Of course, it could be that my view of what constitutes neutral and detached observations is skewed by various biases, or that I am oblivious of more intellectually competent and honest feminist authors. Therefore, I think it would be interesting to see a top-level post, or at least an open thread comment, elaborating on your insights in this area. This with all the usual caveats that apply to politically and ideologically charged topics, of course.

The thing is, "space alien" thought experiments are very hard to do, given that we're not space aliens, and they have come out both ways -- read Joanna Russ for speculative, "alien's-eye" fiction about gender that comes out very feminist.

The closest thing to a genuine "alien's-eye" view of gender and society would have to come from people who perceive both gender and society very differently: perhaps autistics or the transgendered or intersex. Even there it's shaky.

I can't really speak about other specialisations, but mathematical physics seems to me not too beneficial for general thinking skills. I know at least two mathematical physicists who think that the main task in the job is to suppress your intuitions (which isn't itself bad) at any cost (this is worse). So any heuristic argument they dismiss until you have find the correct way to prove it. The obsession with proofs makes mathematical physics (and mathematics in general) in my eyes closer to what is here called Traditional rationality than to Bayesian approach, and a little bit legalistic. Subjects like theoretical physics rely more on intuitions, but still firmly based in reality (well, string theory not so much, but still), and so closer to everyday thinking.

If the school has some "big names" who teach about their area of specialty, consider taking their classes. One of the very important researchers in my field was a professor at my university while I was there, but I had no idea at that time what he did, so I missed out.

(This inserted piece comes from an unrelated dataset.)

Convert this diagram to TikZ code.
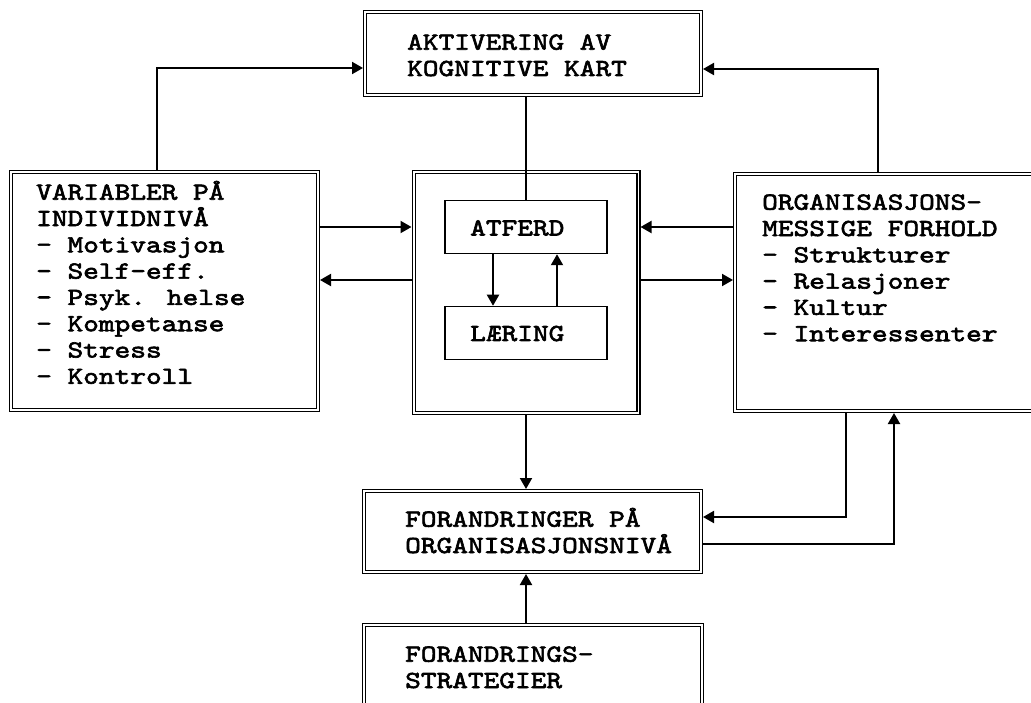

1 . Really there are two things you need to get good at. First, there's "rationality" itself, for which you should learn the math and learn about cognitive bias etc. Second, there's the content of your beliefs; in other words, learning everything there is to know. So my answer for #1 is: find a big gap in your knowledge, and fill it.

2 . This is a very complicated question. In the big picture sense, the things that would be of most benefit to you would be things that have a huge impact on the future, like topics relevant to FAI or Transhumanism. You could work on improving the human lifespan and quality of life, or create something that will do that for you.

3 . If you've already done an undergraduate degree in AI, computing, or a field like that, you really should be able to just jump into a master's degree program in fields like Mathematics. Another bachelor's degree in a particular field doesn't make a lot of sense, partially because the main point of a bachelor's degree is to make you a well-rounded person and give you access to a wide variety of perspectives, and you've presumably already done that.

That said, some fields do expect you to have done a lot of specific work during your undergrad, so if you wanted to (say) go into a biotech-related field, you might need to do a bachelor's in a related field first.

4 . Computer science is always fun. Mostly, it's a long stream of interesting toy problems. Ditto for philosophy, but you really need to be at the right school for that to work. (Your generalizations aside, I must agree that philosophers who have done some programming seem superior, though I'm not a good choice for an unbiased opinion).